Why the members of a board matter


One of the most important parts of any business is its board of directors. 

This is the group of people who shareholders elect every year at the annual general meeting to run the business. 

It would be impractical for all shareholders to be involved in the running of the business, so the board does it on our behalf. 

Sure, the CEO and to a lesser degree the chief operating officer and chief financial officer actually run the company on a day-to-day basis.

But long-term strategy, appointments and the like are a function of the board of directors. 

So, while the directors are not necessarily hands-on, they do matter.

Yet, very little attention is given to the board, beyond the personalities and continuity of the board. 

And, of course, the departure of a big name always gets people talking.

A board will be made up of a chairperson and members – some of whom will also sit on the remuneration, auditor and other sub-committees. 

It will also have executive and non-executive members. 

Executive members actually work at the company on a day-to-day basis (such as the CEO) and draw salaries. 

Non-executive members only attend the board meetings – for which they are paid per meeting.

There are also independent and non-independent members of the board. 

Independent members should have no shares or other economic interests in the company beyond their board fees. 

The idea here is that they’ll then make decisions that will only be in the broad strategic interests of the company and not just about profits that will boost their shares. 

Yet, often, we see independent board members who served ten or more years. 

They may be economically independent, but they’ve surely become friends of (captured by ?) by the other non-independent members?

Diversity is the other very important issue. 

Sure, our boards are fairly diverse in terms of race, but not so much in terms of gender or age. 

I also suspect we have an overly large concentration of high-net-worth individuals sitting on boards. 

For any group of people to really manage the future of a company and to be strategic they need a wide diverse set of lived experiences, otherwise we may as well just have a single rich (and probably white male) person making all the decisions. 

Staff representation is also important as employees are significant stakeholders in a business. 

Locally, staff or unions have no representation on a board, with maybe a few exceptions.

In Germany (and other parts of Europe) they have a dual board system with a management board and a supervisory board. 

The management board is more operational and stacked with staff members. 

They typically meet every few weeks. 

The supervisory board is more of the style we have locally, with half the members elected by shareholders and meeting less frequently. 

The other half of the supervisory board members are elected by staff and are usually staff members. 

This means staff are deeply involved in the top-level running of the company.

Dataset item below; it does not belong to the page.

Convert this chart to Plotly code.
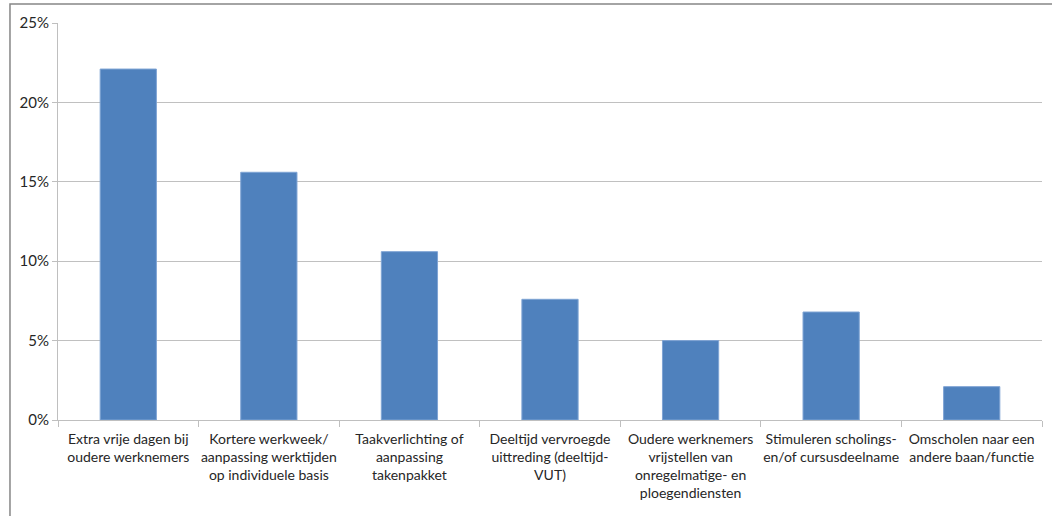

What also matters is how often a person attends meetings. 

A board member is of no use if they hardly ever attend the meetings and, frankly, the board is better served with them being voted out and replaced with somebody attending regularly. 

Another bug bear of mine is the professional board member who sits on so many boards so as to not be able to really put the required time into the meetings.

A board meeting of a large listed company requires the reading and comprehending of thousands of pages of documents in order to be able to add value to the meetings. 

If one individual has to attend more than 20 board meetings every quarter, the company is not going to be getting good value for money.